[R] lean and mean lm/glm?
Damien Moore
damien.moore at excite.com
Mon Aug 21 19:49:14 CEST 2006
Hi All: I'm new to R and have a few questions about getting R to run efficiently with large datasets.
I'm running R on Windows XP with 1Gb ram (so about 600mb-700mb after the usual windows overhead). I have a dataset that has 4 million observations and about 20 variables. I want to run probit regressions on this data, but can't do this with more than about 500,000 observations before I start running out of ram (you could argue that I'm getting sufficient precision with <500,000 obs but lets pretend otherwise). Loading 500,000 observations into a data frame only takes about 100Mb of ram, so that isn't the problem. Instead it seems R uses huge amount of memory when running the glm methods. I called the Fortran routines that lm and glm use directly but even they create a large number of extraneous variables in the output (e.g. the Xs, ys, residuals etc) and during processing. For instance (sample code)
x=runif(1000000)
y=3*x+rnorm(1000000) #I notice this step chews up a lot more than the 7mb of ram required to store y during processing, but cleans up ok afterwards with a gc() call
X=cbind(x)
p=ncol(X)
n=NROW(y)
ny=NCOL(y)
tol=1e-7
#this is the fortran routine called by lm - regressing y on X here
z <- .Fortran("dqrls", qr = X, n = n, p = p, y = y, ny = ny,
tol = as.double(tol), coefficients = mat.or.vec(p, ny),
residuals = y, effects = y, rank = integer(1), pivot = 1:p,
qraux = double(p), work = double(2 * p), PACKAGE = "base")

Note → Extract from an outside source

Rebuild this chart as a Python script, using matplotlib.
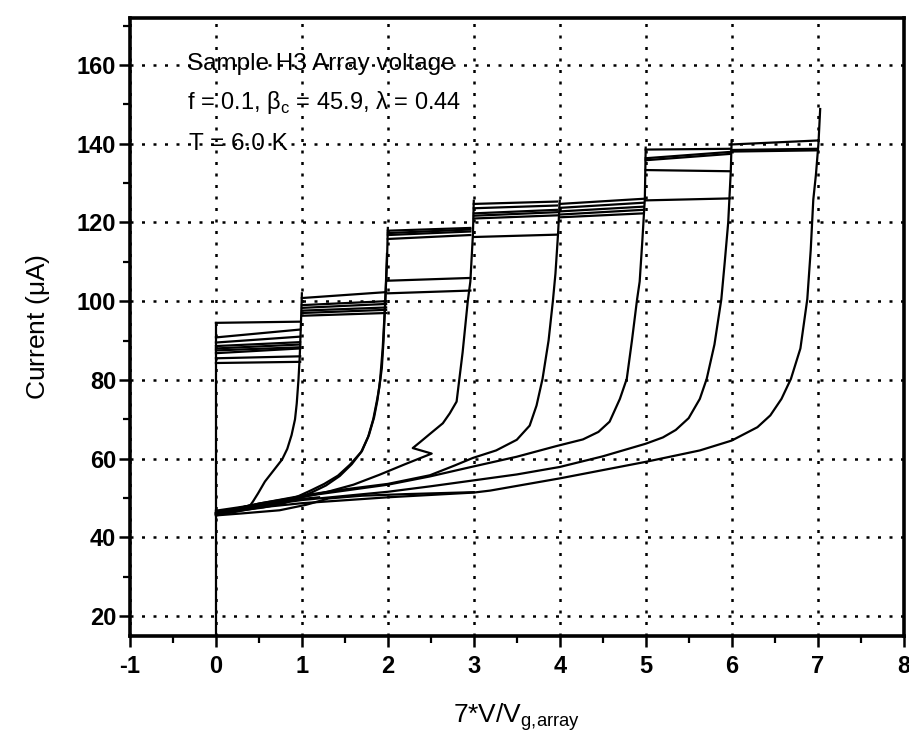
import matplotlib
matplotlib.use("Agg")
import matplotlib.pyplot as plt
from matplotlib.ticker import MultipleLocator

plt.rcParams['font.family'] = ['Liberation Sans', 'DejaVu Sans']
plt.rcParams['mathtext.fontset'] = 'custom'
plt.rcParams['mathtext.rm'] = 'Liberation Sans'
plt.rcParams['axes.unicode_minus'] = False

# ---------------- data ----------------
# vertical (zero-voltage) branch
zero_x = [0.0, 0.0]
zero_y = [0.0, 94.5]

# switching jumps (plateau lines) : y at start (x=n) and end (x=n+1)
step0_start = [84.3, 85.5, 86.8, 87.5, 88.0, 88.6, 89.5, 90.8, 94.5]
step0_end = [84.6, 86.0, 88.0, 88.3, 89.0, 89.6, 91.0, 92.8, 94.8]
step1_start = [96.3, 97.0, 97.6, 98.3, 99.0, 100.8]
step1_end = [97.0, 97.8, 98.4, 99.3, 100.0, 102.3]
step2_start = [102.0, 105.2, 115.8, 116.8, 117.3, 117.9]
step2_end = [102.7, 105.9, 116.8, 117.7, 118.2, 118.6]
step3_start = [116.3, 121.0, 121.7, 122.3, 123.6, 124.7]
step3_end = [116.9, 121.8, 122.6, 123.2, 124.3, 125.3]
step4_start = [121.3, 122.0, 122.8, 123.7, 124.7]
step4_end = [122.3, 123.2, 124.0, 125.0, 126.0]
step5_start = [125.6, 133.3, 135.8, 136.3, 138.5]
step5_end = [126.1, 133.0, 137.4, 137.9, 138.7]
step6_start = [138.0, 138.4, 139.8]
step6_end = [138.3, 138.7, 140.8]
step_x0 = [0.0, 1.0, 2.0, 3.0, 4.0, 5.0, 6.0]
step_x1 = [0.98, 1.98, 2.96, 3.97, 4.97, 5.98, 6.99]

# retrapping (return) branches
ret1_x = [1.00, 0.99, 0.975, 0.96, 0.94, 0.92, 0.88, 0.83, 0.77, 0.67, 0.57, 0.49, 0.43, 0.40, 0.30, 0.15, 0.0]
ret1_y = [102.0, 95.0, 86.0, 80.0, 74.0, 70.0, 66.0, 62.5, 59.8, 57.0, 54.2, 51.2, 49.1, 48.2, 47.6, 47.0, 46.3]

ret2_x = [2.00, 1.99, 1.97, 1.95, 1.93, 1.90, 1.87, 1.83, 1.77, 1.69, 1.56, 1.42, 1.26, 1.11, 0.95, 0.80, 0.60, 0.40, 0.20, 0.0]
ret2_y = [118.6, 110.0, 100.0, 90.0, 83.0, 78.0, 74.4, 70.0, 65.5, 61.7, 58.5, 55.7, 53.6, 52.0, 50.4, 49.3, 48.3, 47.5, 46.8, 46.0]
ret2b_x = [1.99, 1.97, 1.94, 1.91, 1.88, 1.84, 1.78, 1.70, 1.58, 1.44, 1.28, 1.12, 0.96, 0.78, 0.55, 0.30, 0.0]
ret2b_y = [112.0, 100.0, 88.0, 80.0, 75.0, 70.5, 66.0, 62.0, 58.6, 55.6, 53.2, 51.5, 50.0, 48.6, 47.6, 46.9, 45.8]

ret3_x = [3.00, 2.99, 2.96, 2.93, 2.87, 2.80, 2.72, 2.64, 2.49, 2.38, 2.29, 2.51, 2.20, 1.90, 1.60, 1.30, 1.00, 0.50, 0.0]
ret3_y = [125.5, 117.0, 105.0, 100.0, 87.0, 74.5, 71.5, 69.0, 66.3, 64.3, 62.7, 61.3, 58.6, 55.9, 53.4, 51.6, 50.2, 48.3, 46.3]

ret4_x = [4.00, 3.98, 3.95, 3.92, 3.87, 3.80, 3.73, 3.65, 3.50, 3.26, 2.99, 2.78, 2.49, 2.00, 1.42, 1.00, 0.50, 0.0]
ret4_y = [125.5, 117.0, 107.0, 100.0, 90.0, 80.3, 73.5, 68.4, 64.8, 62.1, 60.2, 58.3, 55.8, 53.6, 52.0, 50.6, 48.6, 46.2]

ret5_x = [5.00, 4.99, 4.96, 4.93, 4.90, 4.84, 4.78, 4.70, 4.58, 4.45, 4.27, 3.96, 3.50, 2.99, 2.49, 2.00, 1.00, 0.50, 0.0]
ret5_y = [139.0, 126.0, 115.0, 105.0, 100.5, 90.0, 80.3, 75.2, 69.4, 66.8, 64.9, 63.2, 60.5, 58.0, 55.5, 53.4, 50.4, 48.6, 46.0]

ret6_x = [6.00, 5.99, 5.96, 5.92, 5.88, 5.80, 5.71, 5.63, 5.50, 5.35, 5.20, 5.00, 4.50, 4.00, 3.50, 3.00, 2.50, 2.00, 1.00, 0.50, 0.0]
ret6_y = [140.8, 133.0, 120.0, 110.0, 100.5, 89.0, 80.3, 75.2, 70.3, 67.3, 65.4, 63.8, 60.6, 57.9, 56.0, 54.5, 53.0, 51.6, 49.5, 48.0, 45.8]

ret7_x = [7.03, 7.01, 6.98, 6.95, 6.92, 6.88, 6.80, 6.69, 6.58, 6.45, 6.30, 6.00, 5.63, 5.00, 4.00, 3.19, 3.00, 2.00, 1.00, 0.50, 0.0]
ret7_y = [148.8, 140.0, 132.0, 125.8, 113.0, 100.5, 88.0, 80.3, 75.2, 71.0, 68.0, 64.6, 62.1, 59.2, 55.0, 51.9, 51.4, 50.2, 48.7, 47.6, 45.6]

base_a_x = [0.0, 0.30, 0.74, 1.05, 1.31, 1.70, 2.20, 3.00]
base_a_y = [45.6, 46.1, 46.9, 48.3, 49.9, 50.6, 51.0, 51.5]
base_b_x = [0.0, 0.25, 0.55, 0.90, 1.20]
base_b_y = [46.8, 47.6, 48.6, 49.6, 50.2]

x_ticks = [-1, 0, 1, 2, 3, 4, 5, 6, 7, 8]
y_ticks = [20, 40, 60, 80, 100, 120, 140, 160]

# ---------------- plot ----------------
fig = plt.figure(figsize=(9.09, 7.36), dpi=100)
ax = fig.add_axes([0.143, 0.136, 0.851, 0.840])

lw = 1.6
ax.plot(zero_x, zero_y, color='black', lw=lw)

steps = [(step0_start, step0_end), (step1_start, step1_end), (step2_start, step2_end),
         (step3_start, step3_end), (step4_start, step4_end), (step5_start, step5_end),
         (step6_start, step6_end)]
for i, (ys, ye) in enumerate(steps):
    for a, b in zip(ys, ye):
        ax.plot([step_x0[i], step_x1[i]], [a, b], color='black', lw=lw)

for xs, ys in [(ret1_x, ret1_y), (ret2_x, ret2_y), (ret2b_x, ret2b_y), (ret3_x, ret3_y),
               (ret4_x, ret4_y), (ret5_x, ret5_y), (ret6_x, ret6_y), (ret7_x, ret7_y),
               (base_a_x, base_a_y), (base_b_x, base_b_y)]:
    ax.plot(xs, ys, color='black', lw=lw)

ax.set_xlim(-1, 8)
ax.set_ylim(15, 172)
ax.set_xticks(x_ticks)
ax.set_yticks(y_ticks)
ax.xaxis.set_minor_locator(MultipleLocator(0.5))
ax.yaxis.set_minor_locator(MultipleLocator(10))
ax.tick_params(which='major', direction='out', length=8, width=1.8, labelsize=17, pad=2)
ax.tick_params(axis='x', which='major', pad=6)
ax.tick_params(which='minor', direction='out', length=5, width=1.6)
for lab in ax.get_xticklabels() + ax.get_yticklabels():
    lab.set_fontweight('bold')
ax.grid(True, which='major', color='black', linestyle=(0, (1.2, 3.4)), linewidth=1.8)
for s in ax.spines.values():
    s.set_linewidth(2.6)

ax.set_ylabel('Current ($\\mathregular{\\mu}$A)', fontsize=19, labelpad=18)
ax.set_xlabel('7*V/V$_{\\mathregular{g{,}array}}$', fontsize=19, labelpad=16)

ax.text(-0.34, 160.2, 'Sample H3 Array voltage', fontsize=17.5, va='center', ha='left')
ax.text(-0.34, 150.4, 'f = 0.1, β$_{\\mathregular{c}}$ = 45.9, λ = 0.44', fontsize=17, va='center', ha='left')
ax.text(-0.31, 139.8, 'T = 6.0 K', fontsize=17.5, va='center', ha='left')

fig.savefig('out.png', dpi=100)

This code runs very quickly - suggesting that in principle R should have no problem at all handling very large data sets, but uses >100mb during processing and z is about a 20mb object. Scaling this up to a much larger dataset with many variables its easy to see i'm going to run into problems
My questions:
1. are there any memory efficient alternatives to lm/glm in R?

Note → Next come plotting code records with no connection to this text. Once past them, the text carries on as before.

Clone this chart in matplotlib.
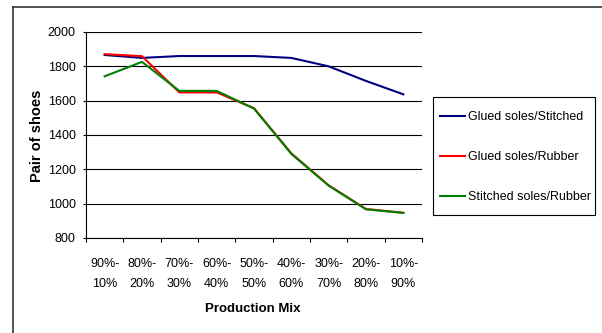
import matplotlib
matplotlib.use("Agg")
import matplotlib.pyplot as plt
from matplotlib.lines import Line2D
from matplotlib.patches import Rectangle
import numpy as np

plt.rcParams['font.family'] = ['Liberation Sans', 'DejaVu Sans']

categories = ["90%-\n10%", "80%-\n20%", "70%-\n30%", "60%-\n40%", "50%-\n50%",
              "40%-\n60%", "30%-\n70%", "20%-\n80%", "10%-\n90%"]
glued_stitched = [1866, 1849, 1860, 1860, 1860, 1849, 1800, 1715, 1637]
glued_rubber = [1871, 1859, 1648, 1648, 1556, 1293, 1107, 969, 947]
stitched_rubber = [1742, 1826, 1657, 1657, 1554, 1290, 1105, 967, 946]
series_names = ["Glued soles/Stitched", "Glued soles/Rubber", "Stitched soles/Rubber"]
series_colors = ["#000080", "#FF0000", "#008000"]

W, H = 602, 333
fig = plt.figure(figsize=(W / 100, H / 100), dpi=100)
ax = fig.add_axes([86 / W, 1 - 238 / H, (422 - 86) / W, (238 - 32) / H])

x = np.arange(len(categories))
for vals, name, col in zip([glued_stitched, glued_rubber, stitched_rubber], series_names, series_colors):
    ax.plot(x, vals, color=col, lw=1.5, label=name)

ax.set_xlim(-0.5, len(categories) - 0.5)
ax.set_ylim(800, 2000)
ax.set_yticks(np.arange(800, 2001, 200))
ax.yaxis.grid(True, color='black', lw=0.8)
ax.set_axisbelow(True)
ax.set_xticks(x)
ax.set_xticklabels(categories, fontsize=9, linespacing=1.85)
ax.set_xticks(np.arange(-0.5, len(categories) - 0.4, 1), minor=True)
ax.tick_params(axis='x', which='major', length=0, pad=14.5)
ax.tick_params(axis='x', which='minor', length=3, width=0.8, direction='out')
ax.tick_params(axis='y', length=2, width=0.8, labelsize=9, pad=5.5)
for s in ['top', 'right']:
    ax.spines[s].set_visible(False)
for s in ['left', 'bottom']:
    ax.spines[s].set_color('black')
    ax.spines[s].set_linewidth(0.8)

fig.text(37 / W, 1 - 135.5 / H, "Pair of shoes", rotation=90, ha='center', va='center',
         fontsize=10.5, fontweight='bold')
fig.text(253 / W, 1 - 309 / H, "Production Mix", ha='center', va='center',
         fontsize=9.5, fontweight='bold')

# legend frame drawn explicitly, legend entries placed inside
fig.add_artist(Rectangle((433 / W, 1 - 215 / H), (595 - 433) / W, (215 - 97) / H,
                         transform=fig.transFigure, fill=False, edgecolor='black', lw=0.8))
leg = fig.legend(loc='upper left', bbox_to_anchor=(440 / W, 1 - 111 / H),
                 bbox_transform=fig.transFigure, borderaxespad=0, borderpad=0,
                 fontsize=9, frameon=False,
                 labelspacing=2.25, handlelength=2.0, handletextpad=0.2)

# outer chart border (left and top edges visible)
fig.add_artist(Line2D([13 / W, 13 / W], [0, 1 - 6.5 / H], transform=fig.transFigure, color='#333333', lw=1.2))
fig.add_artist(Line2D([13 / W, 1], [1 - 6.5 / H, 1 - 6.5 / H], transform=fig.transFigure, color='#333333', lw=1.2))

fig.savefig("out.png", dpi=100)
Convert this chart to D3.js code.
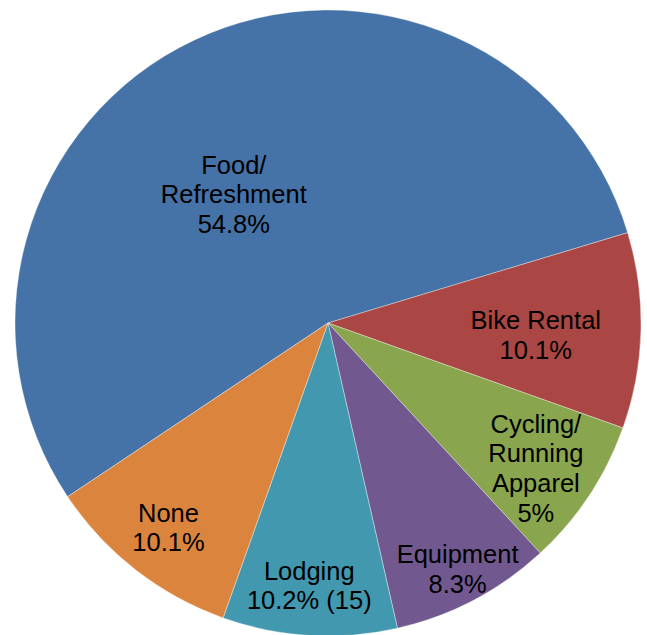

2. is there any way to prevent the Fortran routine "dqrls" from producing so much output? (I suspect not since its output has to be compatible with the summary method, which seems to rely on having a copy of all variables instead of just references to the relevant variables - correct me if i'm wrong on this)
3. failing 1 & 2 how easy would it be to create new versions of lm and glm that don't use so much memory? (Not that I'm volunteering or anything ;) ). There is no need to hold individual residuals in memory or make copies of the variables (at least for my purposes). How well documented is the source code?